Figure 6 shows the map of all different constructs and Figure 7 corresponding promoter activity as percentage of the value for the SV40 promoter. While the original construct C1 derived via PCR amplification from the genomic DNA library shows 25% of the activity of the SV40 promoter, for construct C4 derived through Inverse PCR nearly 40% of the SV40 control could be detected. Compared to construct C1, which contains only one predicted TATA box, C4 comprises two predicted TATA boxes and has a shortened 3′-end starting from the start codon ATG. Constructs C2, C3, and C5, which include a third predicted TATA box (and a prolonged 3′-end in case of construct C2) did not show an improved luciferase activity in the reporter system.

Fig. 6
figure 6

5′ noncoding region of Gene C: schematic representation of the original and truncated fragments used in transfection experiments, TATA boxes predicted by the online promoter prediction program Neural Network Promoter Prediction (http://www.fruitfly.org/seq_tools/promoter.html) and the start codon ATG

Fig. 7
figure 7

Reporter activity assay; Constructs transfected in Chinese hamster ovary cells and their promoter activity as percentage of the value for the SV40 promoter; (−): negative control, promoterless luciferase reporter vector pGL3-Basic; A: 5′ region of Gene A; B: 5′ region of Gene B; (+): positive control, firefly luciferase reporter vector pGL3-Promoter containing the SV40 promoter; C1–C5: constructs of various length of Gene C 5′region

These constructs have to be further characterized concerning their function in stable cell clones expressing an industrially relevant product.
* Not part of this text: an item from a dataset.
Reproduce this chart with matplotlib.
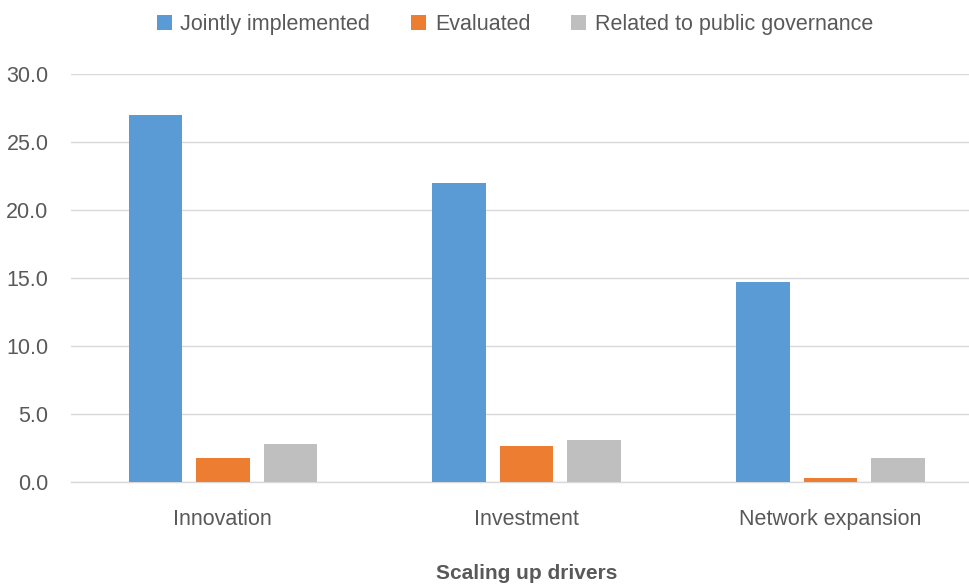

Another attractive goal could be to screen for constructs encoding inducible promoter sequences suitable for the expression of, e.g., cell toxic products. Such conditionally inducible gene expression can be particularly advantageous in order to optimize cell growth and achieve high cell densities during the initial phase. In a second production phase the promoter for the target protein can be activated by a specific stimulus to increase and prolong transgene expression. This kind of integrated process optimization allows adjusting gene expression characteristics and process conditions.

Overall, this method offers a very comfortable tool for the discovery of novel endogenous promoters even though only regulatory elements of known gene sequences can be identified using this approach. However, it is possible to directly target only highly expressed genes in order to increase the chance to find strong regulatory elements.